The 18th and 19th centuries saw the brooch take on a more sombre air. It was adopted as a sign of mourning, with cameo brooches carved from shell, and inscribed with dates of birth and death. They often had lockets of hair from the deceased woven into them. Queen Victoria's self-imposed 50-year mourning for her husband during the late 1800s created demand for black clothing and jet jewellery, as loyal subjects rushed to copy their sovereign. 

By the turn of the 20th century, the brooch took yet another, more political, turn when Holloway brooches were adopted by suffragettes and their supporters. Worn at the throat for maximum visibility, the Holloway had a distinctive hashed pattern, based on the portcullis of Holloway Prison, where many of the women were held. Art nouveau styling also emerged around this time, and its graceful, fluid lines soon made their way onto jewellery, with the likes of René Lalique crafting languid pieces in smoky enamel. The emergence of the Ballet Russes in 1907 and the discovery of King Tutankhamun's tomb in 1922 set off a craze for anything Egyptian and/or geometric, which merged with cubism to evolve into art deco.

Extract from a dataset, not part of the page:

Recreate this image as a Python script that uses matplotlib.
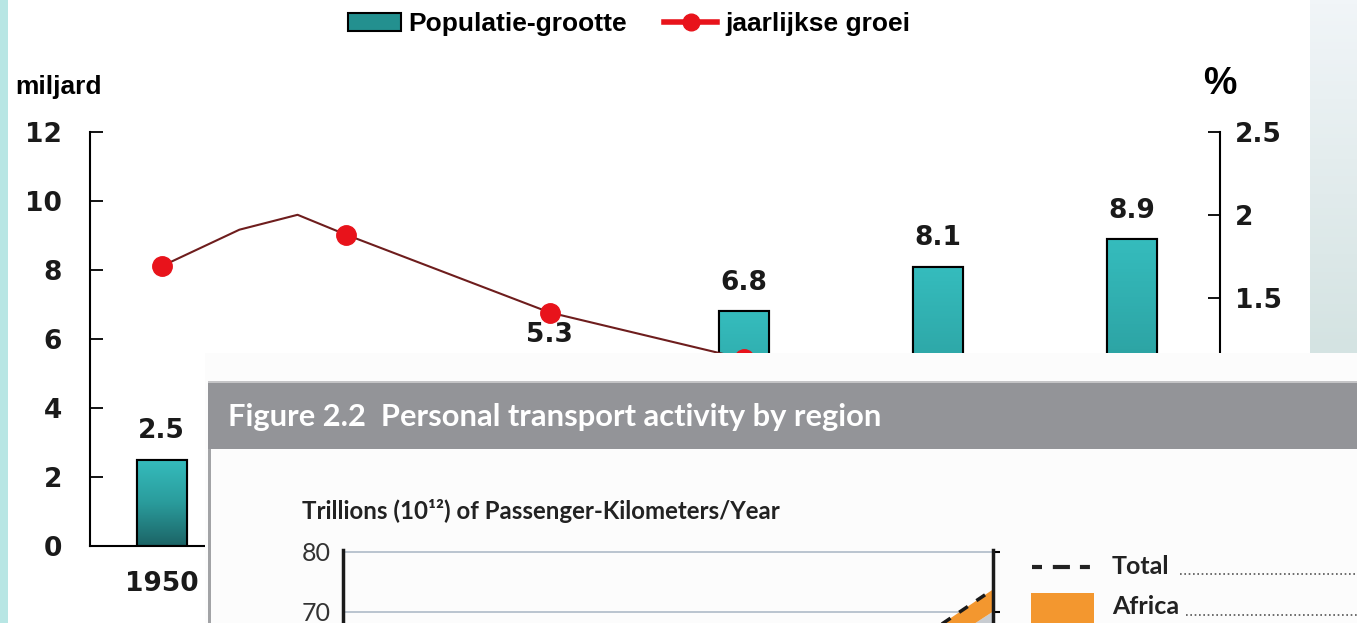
import numpy as np
import matplotlib
matplotlib.use("Agg")
import matplotlib.pyplot as plt
from matplotlib.patches import Rectangle, Patch
from matplotlib.lines import Line2D

# population chart (miljard) and yearly growth (%)
years = [1950, 1970, 1990, 2010, 2030, 2050]
population = [2.5, 3.7, 5.3, 6.8, 8.1, 8.9]
growth_years = [1950, 1958, 1964, 1969, 1990, 2010, 2030, 2050]
growth = [1.69, 1.91, 2.0, 1.88, 1.41, 1.13, 0.8, 0.45]
growth_markers = [0, 3, 4, 5, 6, 7]

# pasted-over figure: personal transport activity (10^12 pkm/year)
tr_years = [2000, 2010, 2020, 2030, 2040, 2050]
tr_total = [33.0, 39.5, 46.0, 52.5, 59.0, 73.7]
tr_africa = [1.0, 1.4, 1.9, 2.5, 3.2, 3.7]
tr_rest = [t - a for t, a in zip(tr_total, tr_africa)]
tr_ticks = [70, 80]  # the only ones inside the picture

W, H = 1357, 623
NARROW = ['Liberation Sans Narrow', 'Liberation Sans', 'DejaVu Sans']
WIDE = ['DejaVu Sans']
MYRIAD = ['Lato', 'DejaVu Sans']

fig = plt.figure(figsize=(W / 100, H / 100), dpi=100)
fig.patch.set_facecolor('white')

# ---- main chart
ax = fig.add_axes([90 / W, 77 / H, 1130 / W, 414 / H], zorder=1)
ax2 = ax.twinx()
ax2.set_zorder(2)

bars = ax.bar(years, population, width=5.2, color='#2aa9a9', edgecolor='black',
              linewidth=1.5, zorder=2)
grad = np.linspace(0, 1, 100).reshape(-1, 1)
teal = matplotlib.colors.LinearSegmentedColormap.from_list(
    'teal', ['#1c6466', '#2a9c9c', '#35bcbd'])
for b in bars:
    x0, w, h = b.get_x(), b.get_width(), b.get_height()
    im = ax.imshow(grad, extent=[x0, x0 + w, 0, h], origin='lower', cmap=teal,
                   aspect='auto', zorder=2.5)
    im.set_clip_path(b)
    edge = Rectangle((x0, 0), w, h, fill=False, ec='black', lw=1.5, zorder=3)
    ax.add_patch(edge)
ax.bar_label(bars, labels=[f'{v:.1f}' for v in population], padding=11,
             fontsize=19, fontweight='bold', family=WIDE, color='#1a1a1a')

ax.set_xlim(1942.6, 2059.1)
ax.set_ylim(0, 12)
ax.set_yticks(range(0, 13, 2))
ax.set_xticks(years)
ax.set_xticklabels([str(y) for y in years])
ax.tick_params(axis='y', direction='in', length=9, width=1.3, pad=20,
               labelsize=19)
ax.tick_params(axis='x', length=0, pad=18, labelsize=19)
for lab in ax.get_yticklabels() + ax.get_xticklabels():
    lab.set_fontweight('bold')
    lab.set_family(WIDE)
    lab.set_color('#1a1a1a')
ax.spines['top'].set_visible(False)
ax.spines['right'].set_visible(False)
ax.spines['left'].set_linewidth(1.5)
ax.spines['bottom'].set_linewidth(1.5)

line, = ax2.plot(growth_years, growth, color='#6e1d1d', lw=1.5, marker='o',
                 markevery=growth_markers, ms=14, mfc='#e8131b', mec='#e8131b')
ax2.set_ylim(0, 2.5)
ax2.set_yticks([0, 0.5, 1, 1.5, 2, 2.5])
ax2.set_yticklabels(['0', '0.5', '1', '1.5', '2', '2.5'])
ax2.tick_params(axis='y', direction='in', length=9, width=1.3, pad=11,
                labelsize=19)
for lab in ax2.get_yticklabels():
    lab.set_fontweight('bold')
    lab.set_family(WIDE)
    lab.set_color('#1a1a1a')
for s in ['top', 'left', 'bottom']:
    ax2.spines[s].set_visible(False)
ax2.spines['right'].set_linewidth(1.5)

fig.text(15 / W, 1 - 87 / H, 'miljard', ha='left', va='center', fontsize=19,
         fontweight='bold', family=NARROW)
fig.text(1220 / W, 1 - 84 / H, '%', ha='center', va='center', fontsize=27,
         fontweight='bold', family=NARROW)

handles = [Patch(facecolor='#23908f', edgecolor='black', linewidth=1.5),
           Line2D([], [], color='#e8131b', lw=4, marker='o', ms=12)]
fig.legend(handles, ['Populatie-grootte', 'jaarlijkse groei'], loc='center',
           bbox_to_anchor=(629 / W, 1 - 24 / H), ncol=2, frameon=False,
           handlelength=2.0, handleheight=0.7, columnspacing=1.4,
           handletextpad=0.3,
           prop={'family': NARROW, 'weight': 'bold', 'size': 19})

# ---- decoration and pasted-over panel, drawn in pixel coordinates
ov = fig.add_axes([0, 0, 1, 1], zorder=3)
ov.patch.set_visible(False)
side = np.linspace(0, 1, 100).reshape(-1, 1)
pale = matplotlib.colors.LinearSegmentedColormap.from_list('pale', ['#f1f5f8', '#d4e3e2'])
ov.imshow(side, extent=[1310, W, 353, 0], origin='upper', cmap=pale, aspect='auto')
ov.add_patch(Rectangle((0, 0), 8, H, fc='#b8e6e4', ec='none'))
ov.add_patch(Rectangle((205, 353), W - 205, H - 353, fc='#fcfcfc', ec='none'))
ov.add_patch(Rectangle((208, 381), W - 208, 68, fc='#939498', ec='none'))
ov.add_patch(Rectangle((208, 381), W - 208, 1.5, fc='#c4c4c6', ec='none'))
ov.add_patch(Rectangle((208, 449), 3, H - 449, fc='#a2a3a6', ec='none'))
ov.text(228, 417, 'Figure 2.2  Personal transport activity by region', color='white',
        fontsize=22.2, fontweight='bold', family=MYRIAD, ha='left', va='center')
ov.text(302, 511, 'Trillions (10\u00b9\u00b2) of Passenger-Kilometers/Year',
        color='#222222', fontsize=17.3, fontweight='bold', family=MYRIAD,
        ha='left', va='center')
ov.plot([1032, 1090], [567, 567], color='#222222', lw=3,
        dashes=(2.4, 2.6, 4.1, 2.4, 2.4, 10))
ov.add_patch(Rectangle((1031, 593), 63, 40, fc='#f3972f', ec='none'))
ov.text(1112, 566, 'Total', color='#222222', fontsize=18, fontweight='bold',
        family=MYRIAD, ha='left', va='center')
ov.text(1112, 607, 'Africa', color='#222222', fontsize=18, fontweight='bold',
        family=MYRIAD, ha='left', va='center')
ov.plot([1180, W], [574, 574], color='#555555', lw=1.2, ls=(0, (1, 1.6)))
ov.plot([1186, W], [615, 615], color='#555555', lw=1.2, ls=(0, (1, 1.6)))
ov.set_xlim(0, W)
ov.set_ylim(H, 0)
ov.axis('off')

# ---- transport chart (only its upper part falls inside the picture)
tr = fig.add_axes([343 / W, (623 - 1030) / H, 650 / W, 480 / H], zorder=4)
tr.patch.set_visible(False)
tr.stackplot(tr_years, tr_rest, tr_africa, colors=['#c8ccd1', '#f3972f'])
tr.plot(tr_years, tr_total, color='#1a1a1a', lw=2.5, dashes=(3, 3))
tr.set_xlim(2000, 2050)
tr.set_ylim(0, 80.3)
tr.set_yticks(tr_ticks)
tr.yaxis.grid(True, color='#b5c0cc', lw=1.3)
tr.set_axisbelow(True)
tr.tick_params(axis='y', left=False, right=True, length=5, width=1.5,
               labelleft=True, labelright=False, pad=4, labelsize=18,
               labelcolor='#333333')
tr.tick_params(axis='x', bottom=False, labelbottom=False)
for lab in tr.get_yticklabels():
    lab.set_family(MYRIAD)
tr.spines['top'].set_visible(False)
tr.spines['bottom'].set_visible(False)
tr.spines['left'].set_linewidth(2.5)
tr.spines['right'].set_linewidth(2.5)
tr.spines['left'].set_color('#1a1a1a')
tr.spines['right'].set_color('#1a1a1a')

fig.savefig('out.png', dpi=100)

This style of symmetrical, structured patterning was ideally suited to jewellery, and soon Cartier, Tiffany and James Emmott Caldwell were all creating beautiful art-deco-inspired masterpieces that bristled with diamonds and onyx, and were set with increasingly clever mechanisms. Cartier and Van Cleef & Arpels both created jewellery for the controversial Wallis Simpson – who became the Duchess of Windsor – including a Cartier flamingo brooch with wings of rubies, emeralds and sapphires, and the now iconic panther motifs, one of which was seated on a cabochon sapphire.

As the clothes of the 1920s and 1930s became lighter and more simple, they became the perfect foil to show off new jewellery purchases. Customers snapped up clever pieces that could be worn in multiple ways, including brooches that came apart to be worn on dress straps, bags and even shoes. New materials, such as platinum and chromium, came into use, while industrial materials such as Bakelite and steel were repurposed for jewellery, allowing the less well-off to also partake in the craze.

Today, after a few years out of the spotlight, brooches are back in style once again, with major jewellery and even fashion brands keen to get involved. "I would like to do something with brooches," Lucia Silvestri, Bulgari's creative director for jewellery, told us last year. "They are very elegant, and we have stopped wearing them. We have to adjust them a little bit, because maybe in the past they have been too heavy. But now, if we do something a little more light and playful, it could be something we can wear."

Van Cleef & Arpels still makes its famous diamond Ballerina brooches – first crafted in the 1940s – while its Le Secret high-jewellery collection has charming brooches that merge technical mastery with a sense of whimsy, resulting in such pieces as a gem-covered parrot that carefully lifts a wing to show a tiny nesting chick, or a flower whose petals open to reveal a ladybird hiding within.

Le Secret brooch by Van Cleef & Arpels, with a parrot and chick
Le Secret brooch by Van Cleef & Arpels, with a parrot and chick

Also known for blending skill with playfulness is Chaumet, which offers high-jewellery brooches depicting sheaths of wheat captured in 18K yellow gold and white diamonds. Its Attrape-Moi collection is garden-inspired, with bees buzzing on a honeycomb of yellow sapphires, garnets and peridots.

Boucheron is another house with a long history and an eye for the unexpected, and its latest collections include the Arctic brooch, where a tiny diamond polar bear strides across a crystal iceberg; and Nymphéa, a water lily rendered in mother-of-pearl, diamonds and sapphires. Cartier, meanwhile, has brooches that include a tiny spray of blooms in rubies and emeralds, or delicate flower pins carved out of amethyst, chalcedony or aquamarine. A flock of miniature diamond parrots resides in the Fauna and Flora collection, while a wriggling lizard made of white gold, sapphires and diamonds, coils its tail around a cat’s eye tourmaline.

If there were ever any doubt that there are no truly original ideas in fashion, Roger Vivier, Miu Miu and Prada all play with heavy brooch-like jewellery on footwear, while Stuart Weitzman has really gone to town for spring/summer 2018, with a chunky heeled shoe topped with a crystal waterfall brooch.

Stuart Weitzman SS18 shoes with jewellery
Stuart Weitzman SS18 shoes with jewellery

Balenciaga has unveiled a costume aigrette brooch, while Gucci continues to experiment with granny chic, with retro-inspired, crystal-encrusted beetles, bows and double-G brooches.

Realised in priceless gems or faux diamanté, the options are endless when it come to brooches, with many designs following fashion’s current obsession with nostalgia. So, keeping in mind that in 2014, a rare 1930s Cartier Tutti-Frutti brooch was uncovered at a flea market (and later sold at auction for almost Dh55,000), perhaps now is the time to be nice to granny. She might just have been wearing a rare Georgian gem all along.